Problem description: Below are the records; extract from them the line containing "Write the matplotlib code for this chart." to the line containing "W, H = 400, 570", both lines included, exactly and with no pictures.

Working data:
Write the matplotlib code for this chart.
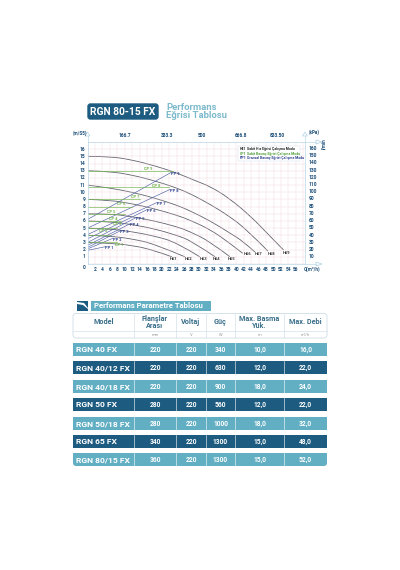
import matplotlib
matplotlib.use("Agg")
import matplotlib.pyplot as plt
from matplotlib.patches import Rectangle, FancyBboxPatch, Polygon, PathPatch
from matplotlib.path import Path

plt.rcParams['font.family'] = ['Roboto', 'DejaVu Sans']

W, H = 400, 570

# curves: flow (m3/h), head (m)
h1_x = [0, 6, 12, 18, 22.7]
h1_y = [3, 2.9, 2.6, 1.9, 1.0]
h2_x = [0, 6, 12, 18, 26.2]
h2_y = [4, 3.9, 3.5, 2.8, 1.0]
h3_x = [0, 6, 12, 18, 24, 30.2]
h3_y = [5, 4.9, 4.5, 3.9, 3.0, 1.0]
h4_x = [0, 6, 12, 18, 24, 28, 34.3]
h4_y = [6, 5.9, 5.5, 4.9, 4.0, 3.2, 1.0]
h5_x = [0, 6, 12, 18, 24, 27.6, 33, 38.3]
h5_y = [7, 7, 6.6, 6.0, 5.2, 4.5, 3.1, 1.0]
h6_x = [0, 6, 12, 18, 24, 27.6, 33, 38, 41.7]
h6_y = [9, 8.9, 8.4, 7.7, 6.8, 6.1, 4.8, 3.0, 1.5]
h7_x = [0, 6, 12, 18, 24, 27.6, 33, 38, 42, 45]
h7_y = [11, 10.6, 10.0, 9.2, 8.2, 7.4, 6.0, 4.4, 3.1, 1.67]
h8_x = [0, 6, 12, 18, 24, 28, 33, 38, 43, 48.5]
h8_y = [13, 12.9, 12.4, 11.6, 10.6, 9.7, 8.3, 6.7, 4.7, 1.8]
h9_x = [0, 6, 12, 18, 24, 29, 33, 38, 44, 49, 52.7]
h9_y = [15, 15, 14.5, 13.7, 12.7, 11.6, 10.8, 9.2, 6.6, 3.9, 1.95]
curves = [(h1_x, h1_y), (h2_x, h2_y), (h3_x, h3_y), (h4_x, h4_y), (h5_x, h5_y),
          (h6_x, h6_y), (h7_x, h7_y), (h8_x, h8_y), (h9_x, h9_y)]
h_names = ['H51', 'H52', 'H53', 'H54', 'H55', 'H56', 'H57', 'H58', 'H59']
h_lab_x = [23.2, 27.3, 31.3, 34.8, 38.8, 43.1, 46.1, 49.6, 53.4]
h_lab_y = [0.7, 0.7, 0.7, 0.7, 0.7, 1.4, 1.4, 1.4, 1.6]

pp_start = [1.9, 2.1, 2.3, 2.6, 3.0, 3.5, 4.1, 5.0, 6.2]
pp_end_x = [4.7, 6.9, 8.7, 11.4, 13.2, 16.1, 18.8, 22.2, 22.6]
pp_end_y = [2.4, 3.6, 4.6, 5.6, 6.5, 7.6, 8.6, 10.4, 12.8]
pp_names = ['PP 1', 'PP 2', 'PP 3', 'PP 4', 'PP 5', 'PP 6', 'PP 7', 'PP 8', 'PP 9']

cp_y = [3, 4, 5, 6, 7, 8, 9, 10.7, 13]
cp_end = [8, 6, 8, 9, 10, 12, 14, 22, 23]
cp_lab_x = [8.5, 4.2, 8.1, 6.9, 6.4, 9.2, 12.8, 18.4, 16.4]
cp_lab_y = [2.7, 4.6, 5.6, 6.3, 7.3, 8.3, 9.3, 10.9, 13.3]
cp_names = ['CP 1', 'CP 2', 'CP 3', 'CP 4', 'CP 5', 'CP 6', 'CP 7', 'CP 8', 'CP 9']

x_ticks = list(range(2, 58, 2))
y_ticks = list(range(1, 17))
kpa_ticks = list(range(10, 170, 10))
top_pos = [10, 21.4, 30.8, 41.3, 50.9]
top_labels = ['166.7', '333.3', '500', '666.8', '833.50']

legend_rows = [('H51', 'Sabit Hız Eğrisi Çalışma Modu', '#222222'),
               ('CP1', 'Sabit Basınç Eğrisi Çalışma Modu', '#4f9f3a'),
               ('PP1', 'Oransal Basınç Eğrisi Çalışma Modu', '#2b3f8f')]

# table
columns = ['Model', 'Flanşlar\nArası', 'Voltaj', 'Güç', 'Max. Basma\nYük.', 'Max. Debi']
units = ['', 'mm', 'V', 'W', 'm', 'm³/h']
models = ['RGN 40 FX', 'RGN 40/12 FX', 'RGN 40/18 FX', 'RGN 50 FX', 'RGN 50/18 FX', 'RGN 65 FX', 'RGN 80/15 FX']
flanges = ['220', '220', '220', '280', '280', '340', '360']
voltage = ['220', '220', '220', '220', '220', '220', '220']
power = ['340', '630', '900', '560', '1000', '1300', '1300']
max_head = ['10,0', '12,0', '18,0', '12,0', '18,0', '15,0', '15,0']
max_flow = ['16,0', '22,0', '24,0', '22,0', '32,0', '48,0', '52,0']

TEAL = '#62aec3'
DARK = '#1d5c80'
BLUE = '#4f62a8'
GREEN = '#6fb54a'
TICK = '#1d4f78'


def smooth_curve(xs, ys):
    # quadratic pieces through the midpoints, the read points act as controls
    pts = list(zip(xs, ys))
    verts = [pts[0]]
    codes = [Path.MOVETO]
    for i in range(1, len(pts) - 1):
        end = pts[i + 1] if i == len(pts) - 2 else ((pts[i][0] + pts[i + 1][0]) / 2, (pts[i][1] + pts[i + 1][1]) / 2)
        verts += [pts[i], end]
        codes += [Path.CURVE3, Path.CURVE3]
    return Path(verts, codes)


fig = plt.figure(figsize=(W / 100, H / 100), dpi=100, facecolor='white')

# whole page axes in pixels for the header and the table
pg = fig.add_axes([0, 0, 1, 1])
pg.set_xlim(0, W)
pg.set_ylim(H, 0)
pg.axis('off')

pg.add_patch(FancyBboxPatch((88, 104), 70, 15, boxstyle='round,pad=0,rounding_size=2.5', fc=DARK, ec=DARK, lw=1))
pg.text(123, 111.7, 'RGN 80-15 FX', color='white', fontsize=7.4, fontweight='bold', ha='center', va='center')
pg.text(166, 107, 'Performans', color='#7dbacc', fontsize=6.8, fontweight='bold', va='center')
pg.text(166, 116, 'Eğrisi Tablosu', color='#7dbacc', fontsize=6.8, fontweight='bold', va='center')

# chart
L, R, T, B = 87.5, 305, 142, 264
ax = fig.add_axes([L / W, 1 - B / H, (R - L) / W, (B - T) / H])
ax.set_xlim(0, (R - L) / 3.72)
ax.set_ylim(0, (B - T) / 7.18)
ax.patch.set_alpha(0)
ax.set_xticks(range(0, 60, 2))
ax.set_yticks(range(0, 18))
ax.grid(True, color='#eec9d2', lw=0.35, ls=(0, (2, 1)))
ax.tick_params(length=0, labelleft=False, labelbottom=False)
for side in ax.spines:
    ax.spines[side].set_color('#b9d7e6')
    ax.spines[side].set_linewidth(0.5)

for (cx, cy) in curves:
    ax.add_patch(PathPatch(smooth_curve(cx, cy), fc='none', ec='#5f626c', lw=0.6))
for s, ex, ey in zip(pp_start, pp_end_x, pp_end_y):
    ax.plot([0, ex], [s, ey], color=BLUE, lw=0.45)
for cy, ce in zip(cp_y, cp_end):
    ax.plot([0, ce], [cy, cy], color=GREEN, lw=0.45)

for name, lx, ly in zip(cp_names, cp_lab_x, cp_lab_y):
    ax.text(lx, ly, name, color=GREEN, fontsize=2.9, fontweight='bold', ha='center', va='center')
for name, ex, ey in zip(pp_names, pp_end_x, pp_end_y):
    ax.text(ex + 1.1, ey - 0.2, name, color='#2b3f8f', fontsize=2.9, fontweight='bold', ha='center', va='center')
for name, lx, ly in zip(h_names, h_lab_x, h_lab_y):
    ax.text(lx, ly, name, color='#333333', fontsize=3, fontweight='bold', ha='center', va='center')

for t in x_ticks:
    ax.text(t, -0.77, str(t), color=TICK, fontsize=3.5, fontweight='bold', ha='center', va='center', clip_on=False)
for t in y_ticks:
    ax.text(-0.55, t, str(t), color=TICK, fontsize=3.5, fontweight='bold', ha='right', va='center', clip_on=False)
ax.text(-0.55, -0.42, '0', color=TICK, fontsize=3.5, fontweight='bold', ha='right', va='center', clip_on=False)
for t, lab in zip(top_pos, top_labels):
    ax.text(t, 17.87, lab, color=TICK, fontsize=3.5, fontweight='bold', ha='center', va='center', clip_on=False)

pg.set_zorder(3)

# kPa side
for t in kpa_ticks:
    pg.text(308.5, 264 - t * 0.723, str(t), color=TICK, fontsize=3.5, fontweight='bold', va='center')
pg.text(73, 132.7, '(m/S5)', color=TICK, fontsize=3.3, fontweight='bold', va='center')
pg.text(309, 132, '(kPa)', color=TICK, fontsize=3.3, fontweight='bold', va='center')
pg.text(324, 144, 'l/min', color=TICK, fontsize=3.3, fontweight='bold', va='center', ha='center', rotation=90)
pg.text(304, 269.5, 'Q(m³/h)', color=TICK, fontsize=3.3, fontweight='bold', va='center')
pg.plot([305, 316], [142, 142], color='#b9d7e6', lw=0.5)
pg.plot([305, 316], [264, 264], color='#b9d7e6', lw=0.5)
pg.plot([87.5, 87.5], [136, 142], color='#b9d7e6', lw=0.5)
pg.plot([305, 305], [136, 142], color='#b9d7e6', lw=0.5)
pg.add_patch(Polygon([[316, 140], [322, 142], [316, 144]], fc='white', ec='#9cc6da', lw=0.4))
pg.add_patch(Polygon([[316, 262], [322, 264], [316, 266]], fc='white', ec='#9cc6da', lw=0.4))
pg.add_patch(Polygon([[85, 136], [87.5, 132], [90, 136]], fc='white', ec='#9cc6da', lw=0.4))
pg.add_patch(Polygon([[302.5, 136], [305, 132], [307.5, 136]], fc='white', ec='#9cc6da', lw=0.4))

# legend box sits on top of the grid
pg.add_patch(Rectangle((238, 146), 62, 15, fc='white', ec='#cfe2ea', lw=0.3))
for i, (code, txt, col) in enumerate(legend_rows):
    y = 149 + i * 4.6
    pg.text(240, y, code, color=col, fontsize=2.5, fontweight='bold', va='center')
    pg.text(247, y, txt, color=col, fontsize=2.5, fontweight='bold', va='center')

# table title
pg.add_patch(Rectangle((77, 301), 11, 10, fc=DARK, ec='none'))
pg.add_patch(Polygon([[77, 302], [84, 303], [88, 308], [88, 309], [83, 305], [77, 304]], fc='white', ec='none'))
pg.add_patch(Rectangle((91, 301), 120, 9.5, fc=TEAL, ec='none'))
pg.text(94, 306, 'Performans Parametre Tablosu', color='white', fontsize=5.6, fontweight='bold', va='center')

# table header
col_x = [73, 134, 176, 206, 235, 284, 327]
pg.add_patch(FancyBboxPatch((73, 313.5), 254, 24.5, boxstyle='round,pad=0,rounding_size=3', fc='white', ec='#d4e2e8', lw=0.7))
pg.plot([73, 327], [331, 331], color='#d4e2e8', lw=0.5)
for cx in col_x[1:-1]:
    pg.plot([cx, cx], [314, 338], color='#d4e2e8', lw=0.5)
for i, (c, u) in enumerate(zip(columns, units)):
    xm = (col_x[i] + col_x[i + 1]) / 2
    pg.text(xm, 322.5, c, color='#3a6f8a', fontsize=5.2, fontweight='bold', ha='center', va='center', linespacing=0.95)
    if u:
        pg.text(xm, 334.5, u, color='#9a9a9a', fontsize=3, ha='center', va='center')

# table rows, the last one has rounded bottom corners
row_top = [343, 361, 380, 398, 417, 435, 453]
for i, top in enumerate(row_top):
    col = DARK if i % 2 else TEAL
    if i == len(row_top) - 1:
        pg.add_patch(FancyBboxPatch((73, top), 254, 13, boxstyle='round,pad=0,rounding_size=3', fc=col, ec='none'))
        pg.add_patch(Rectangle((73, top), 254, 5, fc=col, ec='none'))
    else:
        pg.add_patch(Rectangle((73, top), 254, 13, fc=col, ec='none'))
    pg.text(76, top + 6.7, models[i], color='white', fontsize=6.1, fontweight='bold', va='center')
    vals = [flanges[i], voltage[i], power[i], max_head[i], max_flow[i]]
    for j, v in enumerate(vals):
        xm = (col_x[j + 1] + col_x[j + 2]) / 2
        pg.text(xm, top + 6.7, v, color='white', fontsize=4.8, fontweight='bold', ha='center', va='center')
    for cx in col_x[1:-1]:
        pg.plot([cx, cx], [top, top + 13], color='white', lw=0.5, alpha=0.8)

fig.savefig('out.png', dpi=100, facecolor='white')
--
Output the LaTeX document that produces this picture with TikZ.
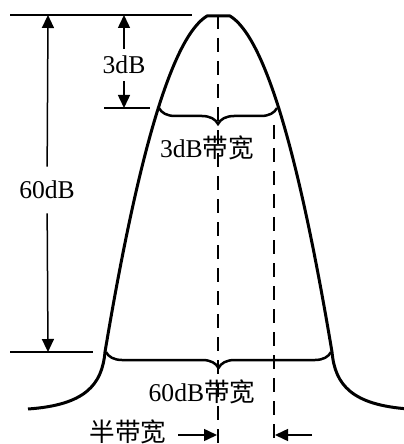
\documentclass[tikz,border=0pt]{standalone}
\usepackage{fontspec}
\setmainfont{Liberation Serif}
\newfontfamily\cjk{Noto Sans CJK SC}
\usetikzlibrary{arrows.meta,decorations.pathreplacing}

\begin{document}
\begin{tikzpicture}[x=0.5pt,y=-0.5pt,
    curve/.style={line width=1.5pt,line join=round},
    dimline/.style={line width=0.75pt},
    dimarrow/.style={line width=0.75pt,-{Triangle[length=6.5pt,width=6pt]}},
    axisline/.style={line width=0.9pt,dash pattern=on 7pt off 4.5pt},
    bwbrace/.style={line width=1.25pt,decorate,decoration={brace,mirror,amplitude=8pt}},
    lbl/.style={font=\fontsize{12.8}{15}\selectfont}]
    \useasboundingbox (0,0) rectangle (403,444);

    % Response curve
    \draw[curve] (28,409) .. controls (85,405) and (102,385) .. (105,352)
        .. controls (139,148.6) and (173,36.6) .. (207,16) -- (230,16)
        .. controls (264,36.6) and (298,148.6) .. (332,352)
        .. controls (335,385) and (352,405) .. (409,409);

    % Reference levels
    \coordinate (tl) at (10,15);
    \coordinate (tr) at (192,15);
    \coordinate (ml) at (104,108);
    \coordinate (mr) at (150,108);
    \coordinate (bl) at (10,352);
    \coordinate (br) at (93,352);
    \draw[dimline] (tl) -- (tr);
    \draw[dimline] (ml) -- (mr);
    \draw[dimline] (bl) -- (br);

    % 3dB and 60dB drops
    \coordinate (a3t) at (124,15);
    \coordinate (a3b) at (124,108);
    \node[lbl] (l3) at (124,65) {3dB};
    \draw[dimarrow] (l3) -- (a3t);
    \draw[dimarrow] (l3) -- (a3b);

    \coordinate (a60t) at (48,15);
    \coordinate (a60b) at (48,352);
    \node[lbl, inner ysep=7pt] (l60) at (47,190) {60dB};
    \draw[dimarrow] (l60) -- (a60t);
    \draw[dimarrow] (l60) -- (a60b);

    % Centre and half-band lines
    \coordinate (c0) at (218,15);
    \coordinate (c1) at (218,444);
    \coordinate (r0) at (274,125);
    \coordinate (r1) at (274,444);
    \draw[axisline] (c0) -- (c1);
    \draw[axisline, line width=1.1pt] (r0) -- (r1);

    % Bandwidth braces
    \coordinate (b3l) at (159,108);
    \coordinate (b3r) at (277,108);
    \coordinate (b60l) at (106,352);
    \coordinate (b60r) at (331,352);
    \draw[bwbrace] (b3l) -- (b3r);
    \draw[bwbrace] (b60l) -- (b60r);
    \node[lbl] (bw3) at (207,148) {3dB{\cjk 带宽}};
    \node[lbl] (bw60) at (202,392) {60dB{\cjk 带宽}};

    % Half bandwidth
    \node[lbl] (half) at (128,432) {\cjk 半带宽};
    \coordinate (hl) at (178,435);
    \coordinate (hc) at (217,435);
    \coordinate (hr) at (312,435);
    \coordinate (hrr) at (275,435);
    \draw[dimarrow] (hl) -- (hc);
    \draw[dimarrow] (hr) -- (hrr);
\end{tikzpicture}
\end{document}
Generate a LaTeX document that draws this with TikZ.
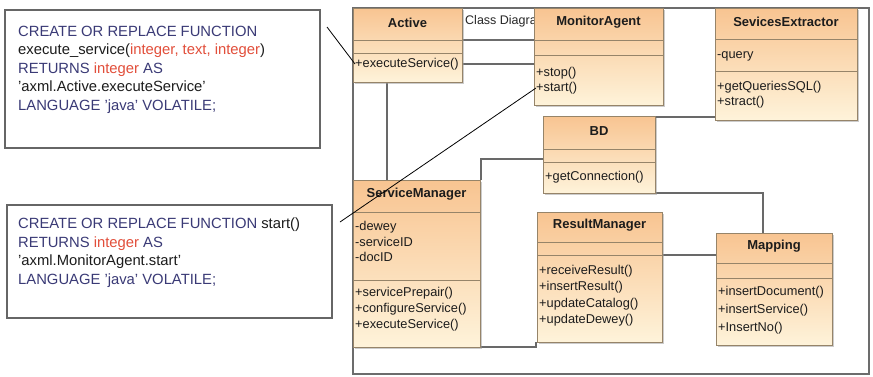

Reply to the exercise:
Write the matplotlib code for this chart.
import matplotlib
matplotlib.use("Agg")
import matplotlib.pyplot as plt
from matplotlib.patches import Rectangle, FancyBboxPatch, Polygon, PathPatch
from matplotlib.path import Path

plt.rcParams['font.family'] = ['Roboto', 'DejaVu Sans']

W, H = 400, 570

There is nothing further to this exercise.